Given exercise:
Return all of the data exactly as written, without the pictures.

Provided material:
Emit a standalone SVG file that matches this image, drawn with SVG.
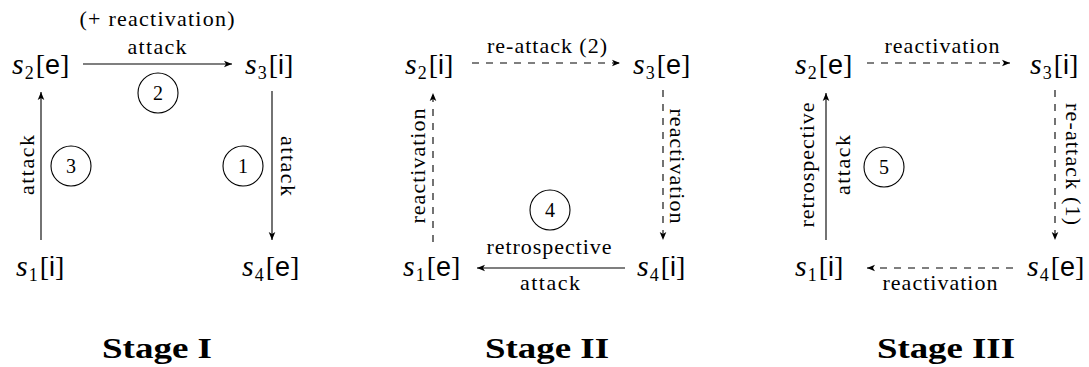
<svg xmlns="http://www.w3.org/2000/svg" width="1089" height="367" viewBox="0 0 1089 367">
<style>
text{fill:#000}
.n{font-family:"Liberation Serif",serif;font-size:28px}
.m{font-style:italic;font-size:30px}
.sub{font-size:18px}
.sf{font-family:"Liberation Sans",sans-serif;font-size:27px}
.el{font-family:"Liberation Serif",serif;font-size:22px}
.num{font-family:"Liberation Serif",serif;font-size:20px;text-anchor:middle}
.title{font-family:"Liberation Serif",serif;font-size:30px;font-weight:bold;text-anchor:middle}
.c{fill:none;stroke:#000;stroke-width:1.1}
.e{fill:none;stroke:#000;stroke-width:1.1;marker-end:url(#ah)}
.d{stroke-dasharray:7 7}
.mid{text-anchor:middle}
</style>
<defs>
<marker id="ah" markerWidth="10" markerHeight="8" refX="8" refY="4" orient="auto" markerUnits="userSpaceOnUse"><path d="M0,0.7 L8,4 L0,7.3 L2,4 z" fill="#000"/></marker>
</defs>

<g id="connectors">
<line class="e" x1="83" y1="64" x2="232" y2="64"/>
<line class="e" x1="41" y1="240" x2="41" y2="92"/>
<line class="e" x1="272" y1="91" x2="272" y2="240"/>
<line class="e d" x1="472" y1="63" x2="620" y2="63"/>
<line class="e d" x1="433" y1="242" x2="433" y2="93"/>
<line class="e d" x1="663" y1="90" x2="663" y2="240"/>
<line class="e" x1="625" y1="268" x2="477" y2="268"/>
<line class="e d" x1="867" y1="63" x2="1010" y2="63"/>
<line class="e" x1="826" y1="240" x2="826" y2="93"/>
<line class="e d" x1="1055" y1="90" x2="1055" y2="240"/>
<line class="e d" x1="1013" y1="268" x2="867" y2="268"/>
</g>

<g id="edge-labels">
<text class="el mid" x="157" y="26" textLength="155">(+ reactivation)</text>
<text class="el mid" x="157" y="54" textLength="59">attack</text>
<text class="el mid" transform="translate(34,165) rotate(-90)" textLength="60">attack</text>
<text class="el mid" transform="translate(281,166) rotate(90)" textLength="60">attack</text>

<text class="el mid" x="547" y="53" textLength="120">re-attack (2)</text>
<text class="el mid" transform="translate(425,166) rotate(-90)" textLength="115">reactivation</text>
<text class="el mid" transform="translate(670,166) rotate(90)" textLength="115">reactivation</text>
<text class="el mid" x="549" y="254" textLength="125">retrospective</text>
<text class="el mid" x="550" y="290" textLength="60">attack</text>

<text class="el mid" x="942" y="53" textLength="115">reactivation</text>
<text class="el mid" transform="translate(814,165) rotate(-90)" textLength="125">retrospective</text>
<text class="el mid" transform="translate(850,165) rotate(-90)" textLength="60">attack</text>
<text class="el mid" transform="translate(1066,164) rotate(90)" textLength="122">re-attack (1)</text>
<text class="el mid" x="940" y="290" textLength="115">reactivation</text>
</g>

<g id="circles">
<g id="c1"><circle class="c" cx="243" cy="166" r="20"/><text class="num" x="243" y="173">1</text></g>
<g id="c2"><circle class="c" cx="158" cy="93" r="20"/><text class="num" x="158" y="100">2</text></g>
<g id="c3"><circle class="c" cx="71" cy="166" r="20"/><text class="num" x="71" y="173">3</text></g>
<g id="c4"><circle class="c" cx="550" cy="210" r="20"/><text class="num" x="550" y="217">4</text></g>
<g id="c5"><circle class="c" cx="884" cy="167" r="20"/><text class="num" x="884" y="174">5</text></g>
</g>

<g id="I-s2"><text class="n" x="12" y="74"><tspan class="m">s</tspan><tspan class="sub" dx="1" dy="5">2</tspan><tspan dx="2" dy="-5">[</tspan><tspan class="sf">e</tspan><tspan>]</tspan></text></g>
<g id="I-s3"><text class="n" x="245" y="74"><tspan class="m">s</tspan><tspan class="sub" dx="1" dy="5">3</tspan><tspan dx="2" dy="-5">[</tspan><tspan class="sf">i</tspan><tspan>]</tspan></text></g>
<g id="I-s1"><text class="n" x="16" y="276"><tspan class="m">s</tspan><tspan class="sub" dx="1" dy="5">1</tspan><tspan dx="2" dy="-5">[</tspan><tspan class="sf">i</tspan><tspan>]</tspan></text></g>
<g id="I-s4"><text class="n" x="242" y="276"><tspan class="m">s</tspan><tspan class="sub" dx="1" dy="5">4</tspan><tspan dx="2" dy="-5">[</tspan><tspan class="sf">e</tspan><tspan>]</tspan></text></g>

<g id="II-s2"><text class="n" x="405" y="74"><tspan class="m">s</tspan><tspan class="sub" dx="1" dy="5">2</tspan><tspan dx="2" dy="-5">[</tspan><tspan class="sf">i</tspan><tspan>]</tspan></text></g>
<g id="II-s3"><text class="n" x="633" y="74"><tspan class="m">s</tspan><tspan class="sub" dx="1" dy="5">3</tspan><tspan dx="2" dy="-5">[</tspan><tspan class="sf">e</tspan><tspan>]</tspan></text></g>
<g id="II-s1"><text class="n" x="403" y="276"><tspan class="m">s</tspan><tspan class="sub" dx="1" dy="5">1</tspan><tspan dx="2" dy="-5">[</tspan><tspan class="sf">e</tspan><tspan>]</tspan></text></g>
<g id="II-s4"><text class="n" x="637" y="276"><tspan class="m">s</tspan><tspan class="sub" dx="1" dy="5">4</tspan><tspan dx="2" dy="-5">[</tspan><tspan class="sf">i</tspan><tspan>]</tspan></text></g>

<g id="III-s2"><text class="n" x="795" y="74"><tspan class="m">s</tspan><tspan class="sub" dx="1" dy="5">2</tspan><tspan dx="2" dy="-5">[</tspan><tspan class="sf">e</tspan><tspan>]</tspan></text></g>
<g id="III-s3"><text class="n" x="1030" y="74"><tspan class="m">s</tspan><tspan class="sub" dx="1" dy="5">3</tspan><tspan dx="2" dy="-5">[</tspan><tspan class="sf">i</tspan><tspan>]</tspan></text></g>
<g id="III-s1"><text class="n" x="795" y="276"><tspan class="m">s</tspan><tspan class="sub" dx="1" dy="5">1</tspan><tspan dx="2" dy="-5">[</tspan><tspan class="sf">i</tspan><tspan>]</tspan></text></g>
<g id="III-s4"><text class="n" x="1027" y="276"><tspan class="m">s</tspan><tspan class="sub" dx="1" dy="5">4</tspan><tspan dx="2" dy="-5">[</tspan><tspan class="sf">e</tspan><tspan>]</tspan></text></g>

<g id="titles">
<text class="title" x="157" y="358" textLength="110" lengthAdjust="spacingAndGlyphs">Stage I</text>
<text class="title" x="547" y="358" textLength="124" lengthAdjust="spacingAndGlyphs">Stage II</text>
<text class="title" x="946" y="358" textLength="138" lengthAdjust="spacingAndGlyphs">Stage III</text>
</g>
</svg>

Response to the task:
Emit a standalone SVG file that matches this image, drawn with SVG.
<svg xmlns="http://www.w3.org/2000/svg" width="1089" height="367" viewBox="0 0 1089 367">
<style>
text{fill:#000}
.n{font-family:"Liberation Serif",serif;font-size:28px}
.m{font-style:italic;font-size:30px}
.sub{font-size:18px}
.sf{font-family:"Liberation Sans",sans-serif;font-size:27px}
.el{font-family:"Liberation Serif",serif;font-size:22px}
.num{font-family:"Liberation Serif",serif;font-size:20px;text-anchor:middle}
.title{font-family:"Liberation Serif",serif;font-size:30px;font-weight:bold;text-anchor:middle}
.c{fill:none;stroke:#000;stroke-width:1.1}
.e{fill:none;stroke:#000;stroke-width:1.1;marker-end:url(#ah)}
.d{stroke-dasharray:7 7}
.mid{text-anchor:middle}
</style>
<defs>
<marker id="ah" markerWidth="10" markerHeight="8" refX="8" refY="4" orient="auto" markerUnits="userSpaceOnUse"><path d="M0,0.7 L8,4 L0,7.3 L2,4 z" fill="#000"/></marker>
</defs>

<g id="connectors">
<line class="e" x1="83" y1="64" x2="232" y2="64"/>
<line class="e" x1="41" y1="240" x2="41" y2="92"/>
<line class="e" x1="272" y1="91" x2="272" y2="240"/>
<line class="e d" x1="472" y1="63" x2="620" y2="63"/>
<line class="e d" x1="433" y1="242" x2="433" y2="93"/>
<line class="e d" x1="663" y1="90" x2="663" y2="240"/>
<line class="e" x1="625" y1="268" x2="477" y2="268"/>
<line class="e d" x1="867" y1="63" x2="1010" y2="63"/>
<line class="e" x1="826" y1="240" x2="826" y2="93"/>
<line class="e d" x1="1055" y1="90" x2="1055" y2="240"/>
<line class="e d" x1="1013" y1="268" x2="867" y2="268"/>
</g>

<g id="edge-labels">
<text class="el mid" x="157" y="26" textLength="155">(+ reactivation)</text>
<text class="el mid" x="157" y="54" textLength="59">attack</text>
<text class="el mid" transform="translate(34,165) rotate(-90)" textLength="60">attack</text>
<text class="el mid" transform="translate(281,166) rotate(90)" textLength="60">attack</text>

<text class="el mid" x="547" y="53" textLength="120">re-attack (2)</text>
<text class="el mid" transform="translate(425,166) rotate(-90)" textLength="115">reactivation</text>
<text class="el mid" transform="translate(670,166) rotate(90)" textLength="115">reactivation</text>
<text class="el mid" x="549" y="254" textLength="125">retrospective</text>
<text class="el mid" x="550" y="290" textLength="60">attack</text>

<text class="el mid" x="942" y="53" textLength="115">reactivation</text>
<text class="el mid" transform="translate(814,165) rotate(-90)" textLength="125">retrospective</text>
<text class="el mid" transform="translate(850,165) rotate(-90)" textLength="60">attack</text>
<text class="el mid" transform="translate(1066,164) rotate(90)" textLength="122">re-attack (1)</text>
<text class="el mid" x="940" y="290" textLength="115">reactivation</text>
</g>

<g id="circles">
<g id="c1"><circle class="c" cx="243" cy="166" r="20"/><text class="num" x="243" y="173">1</text></g>
<g id="c2"><circle class="c" cx="158" cy="93" r="20"/><text class="num" x="158" y="100">2</text></g>
<g id="c3"><circle class="c" cx="71" cy="166" r="20"/><text class="num" x="71" y="173">3</text></g>
<g id="c4"><circle class="c" cx="550" cy="210" r="20"/><text class="num" x="550" y="217">4</text></g>
<g id="c5"><circle class="c" cx="884" cy="167" r="20"/><text class="num" x="884" y="174">5</text></g>
</g>

<g id="I-s2"><text class="n" x="12" y="74"><tspan class="m">s</tspan><tspan class="sub" dx="1" dy="5">2</tspan><tspan dx="2" dy="-5">[</tspan><tspan class="sf">e</tspan><tspan>]</tspan></text></g>
<g id="I-s3"><text class="n" x="245" y="74"><tspan class="m">s</tspan><tspan class="sub" dx="1" dy="5">3</tspan><tspan dx="2" dy="-5">[</tspan><tspan class="sf">i</tspan><tspan>]</tspan></text></g>
<g id="I-s1"><text class="n" x="16" y="276"><tspan class="m">s</tspan><tspan class="sub" dx="1" dy="5">1</tspan><tspan dx="2" dy="-5">[</tspan><tspan class="sf">i</tspan><tspan>]</tspan></text></g>
<g id="I-s4"><text class="n" x="242" y="276"><tspan class="m">s</tspan><tspan class="sub" dx="1" dy="5">4</tspan><tspan dx="2" dy="-5">[</tspan><tspan class="sf">e</tspan><tspan>]</tspan></text></g>

<g id="II-s2"><text class="n" x="405" y="74"><tspan class="m">s</tspan><tspan class="sub" dx="1" dy="5">2</tspan><tspan dx="2" dy="-5">[</tspan><tspan class="sf">i</tspan><tspan>]</tspan></text></g>
<g id="II-s3"><text class="n" x="633" y="74"><tspan class="m">s</tspan><tspan class="sub" dx="1" dy="5">3</tspan><tspan dx="2" dy="-5">[</tspan><tspan class="sf">e</tspan><tspan>]</tspan></text></g>
<g id="II-s1"><text class="n" x="403" y="276"><tspan class="m">s</tspan><tspan class="sub" dx="1" dy="5">1</tspan><tspan dx="2" dy="-5">[</tspan><tspan class="sf">e</tspan><tspan>]</tspan></text></g>
<g id="II-s4"><text class="n" x="637" y="276"><tspan class="m">s</tspan><tspan class="sub" dx="1" dy="5">4</tspan><tspan dx="2" dy="-5">[</tspan><tspan class="sf">i</tspan><tspan>]</tspan></text></g>

<g id="III-s2"><text class="n" x="795" y="74"><tspan class="m">s</tspan><tspan class="sub" dx="1" dy="5">2</tspan><tspan dx="2" dy="-5">[</tspan><tspan class="sf">e</tspan><tspan>]</tspan></text></g>
<g id="III-s3"><text class="n" x="1030" y="74"><tspan class="m">s</tspan><tspan class="sub" dx="1" dy="5">3</tspan><tspan dx="2" dy="-5">[</tspan><tspan class="sf">i</tspan><tspan>]</tspan></text></g>
<g id="III-s1"><text class="n" x="795" y="276"><tspan class="m">s</tspan><tspan class="sub" dx="1" dy="5">1</tspan><tspan dx="2" dy="-5">[</tspan><tspan class="sf">i</tspan><tspan>]</tspan></text></g>
<g id="III-s4"><text class="n" x="1027" y="276"><tspan class="m">s</tspan><tspan class="sub" dx="1" dy="5">4</tspan><tspan dx="2" dy="-5">[</tspan><tspan class="sf">e</tspan><tspan>]</tspan></text></g>

<g id="titles">
<text class="title" x="157" y="358" textLength="110" lengthAdjust="spacingAndGlyphs">Stage I</text>
<text class="title" x="547" y="358" textLength="124" lengthAdjust="spacingAndGlyphs">Stage II</text>
<text class="title" x="946" y="358" textLength="138" lengthAdjust="spacingAndGlyphs">Stage III</text>
</g>
</svg>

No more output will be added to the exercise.